Choosing a Purebred Cat

Choosing a Purebred Cat

The development of nearly all domesticated breeds of animals is a relatively recent happening. Although some breeds have existed for many centuries, the breeds we see today in cats, dogs, rabbits, and other pets were all developed within the last 200 years, many within the last century. The process of creating new breeds is, of course, an ongoing occurrence as there are always people striving, for various reasons, to establish a new breed.

When in discussion on the subject of breeds many people confuse a breed with a type or a group, therefore a definition is useful. Most dictionaries will define a breed as a race, stock, sort, kind, variety or strain. Such definitions are far too loose because they embrace every possibility from, in zoological terms, what would constitute an entire family, or even a class, of animals to what genetically would be a group of essentially inbred animals.

The crucial words are ‘written standard’ for until this is appended to a subpopulation it leaves just too many aspects that would be contentious and would enable too many of a ‘type’ to be called a breed. This is especially true in cats which are all quite similar in many aspects, more so than in dogs, for example, where size and head shapes are so different. All the different breeds we see today developed from the various types of cats that were seen at any one point in time. This development has come about in basically three different ways.

Natural breeds are those cats which have been selectively bred from cats local to a region, a country, or even a continent. Such local types have been refined by breeding for uniformity of overall shape and maybe colors as well. Until enough people come together and draw up what all agree is the desired breed ideals, then the animals in that population may be broadly similar but they still cannot qualify as being a breed.

However, there is a gray area in this basis of a breed because it is quite possible that certain people may indeed have produced a number of generations of a given type, that have become quite identifiable as a separate subpopulation without actually having a written standard. This can come about through geographic isolation or because the breeders are in a position to ensure the members of a subpopulation are isolated from the rest of the population.

We know of no present- day breed which has on either account been isolated for over 200 years in a clearly defined way such that present day breeders could justifiably claim that the bloodlines of present breeds have remained pure for this span of time. This would need recorded pedigrees and these just do not exist. Even if such pedigrees existed they would have little value unless they were accompanied by detailed descriptions of the animals featured in the pedigrees. However, many of today’s oldest breeds will certainly be the shorthaired cats of Europe, the US and the Orient, together with the longhairs of places such as Persia.

The second oldest group of breeds are those which have come about as a result of a mutation. This will have given them some special feature which enabled them to be readily distinguished from most other cats in a population. It is possible that the longhaired cats actually fit into this category because it is by no means certain that these cats were developed from heavy coated wild felids such as the European wild cat, Felis sylvestris, as is often assumed. The tailless Manx is an old mutational breed as, no doubt, is the Siamese and maybe one or two other Asiatic breeds. A number of the Asiatic breeds have been developed from a type that has clearly been around for a long time.

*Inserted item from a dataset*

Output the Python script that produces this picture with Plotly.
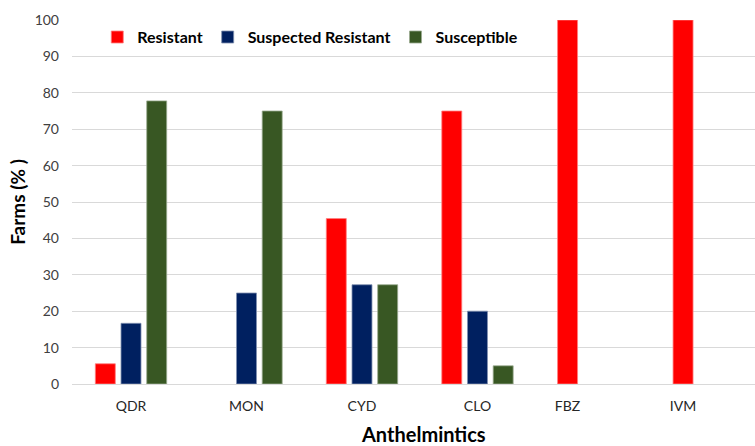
import plotly.graph_objects as go

# Anthelmintic resistance status per drug class (% of farms)
drugs = ["QDR", "MON", "CYD", "CLO", "FBZ", "IVM"]
resistant = [5.56, 0, 45.45, 75, 100, 100]
suspected = [16.67, 25, 27.27, 20, 0, 0]
susceptible = [77.78, 75, 27.27, 5, 0, 0]

series_names = ["Resistant", "Suspected Resistant", "Susceptible"]
colors = ["#FF0000", "#002060", "#385723"]
edge_colors = ["#FF8080", "#8090B0", "#9AAB91"]

# category centres on the x axis (FBZ/IVM carry a single bar each)
centres = [0, 1, 2, 3, 3.78, 4.78]
bar_w = 0.173
step = 0.2225

all_series = [resistant, suspected, susceptible]

fig = go.Figure()
for k, (name, vals) in enumerate(zip(series_names, all_series)):
    xs, ys = [], []
    for i, c in enumerate(centres):
        if not vals[i]:
            continue
        n_present = sum(1 for s in all_series if s[i])
        xs.append(c if n_present == 1 else c + (k - 1) * step)
        ys.append(vals[i])
    fig.add_trace(go.Bar(
        x=xs, y=ys, name=name, width=bar_w,
        marker=dict(color=colors[k], line=dict(color=edge_colors[k], width=0.8)),
    ))

fig.update_layout(
    width=755, height=446,
    margin=dict(l=72, r=0, t=20, b=62),
    paper_bgcolor="white", plot_bgcolor="white",
    font=dict(family="Lato", color="#404040"),
    barmode="overlay",
    showlegend=True,
    legend=dict(
        orientation="h", x=0.037, y=0.953, xanchor="left", yanchor="middle",
        font=dict(size=16, color="#000000", family="Lato", weight="bold"),
        bgcolor="rgba(0,0,0,0)", traceorder="normal",
    ),
    xaxis=dict(
        range=[-0.511, 5.403],
        tickvals=centres, ticktext=drugs,
        tickfont=dict(size=14, color="#262626"),
        showgrid=False, zeroline=False,
        showline=False, ticks="", ticklabelstandoff=12,
    ),
    yaxis=dict(
        range=[0, 100], dtick=10,
        tickfont=dict(size=14, color="#404040"),
        showgrid=True, gridcolor="#D9D9D9", gridwidth=1,
        zeroline=True, zerolinecolor="#D9D9D9", zerolinewidth=1,
        ticks="", ticklabelstandoff=12,
        title=dict(text="Farms (% )", standoff=3,
                   font=dict(size=19, color="#000000", weight="bold")),
    ),
    annotations=[dict(
        text="Anthelmintics", xref="paper", yref="paper",
        x=0.514, y=-0.1374, xanchor="center", yanchor="middle",
        borderpad=0, showarrow=False,
        font=dict(size=20, color="#000000", weight="bold"),
    )],
)

fig.write_html("out.html")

The distinctive head and body shape of oriental cats stems from mutations that have been established for many centuries and have been spread by traders and travellers. When interesting color mutations have appeared, these may well have been selectively bred for. These were spread to other nearby countries so that we arrive at a situation where numerous similar features are seen on cats, without these being fixed in any one subpopulation to justify the term ‘breed' being applied.

The third group of breeds are those created by recombination of mutations. Obvious examples are the Colorpoint Persian, Himalayan, or Colorpoint Longhair, depending on which country you live in, or which registration body you support. Once a mutational form becomes well established then it is not long before breeders transfer it to other breeds and thus create new ones. When the mutation is well established and there are sufficient cats in the subpopulation displaying that group of combined features, a standard can be prepared and then the subpopulation becomes a breed. Pedigrees become obligatory in order to retain the purity of the breed and some form of registration body is necessary to control these aspects. Until that point in time, it is a hybrid of the breeds that gave rise to it.

The whole subject of breed definition is very much related to the animal group you are considering. In dogs and horses color alone would be insufficient to raise those carrying a given color to the rank of breed, but in cats this is possible. The term ‘breed' is therefore dependent on just how precise the written standard is and where breeders, collectively, want to restrict variation in the breed.

Whereas a type can change as the years go by based on what new genes are introduced into the population, casually or intentionally, this cannot happen with a breed. Its standard clearly defines its broad characteristics, which can only widen or become more restricted by those involved in the breed altering the standard to accommodate changes. A breed's initial standard is usually loose enough to allow for the wide variation seen within those individuals which may be regarded as examples of the breed. As desired features become more fixed the standard will become changed to reflect this fact and to outlaw faults that have crept in along the line and were previously not mentioned in a standard.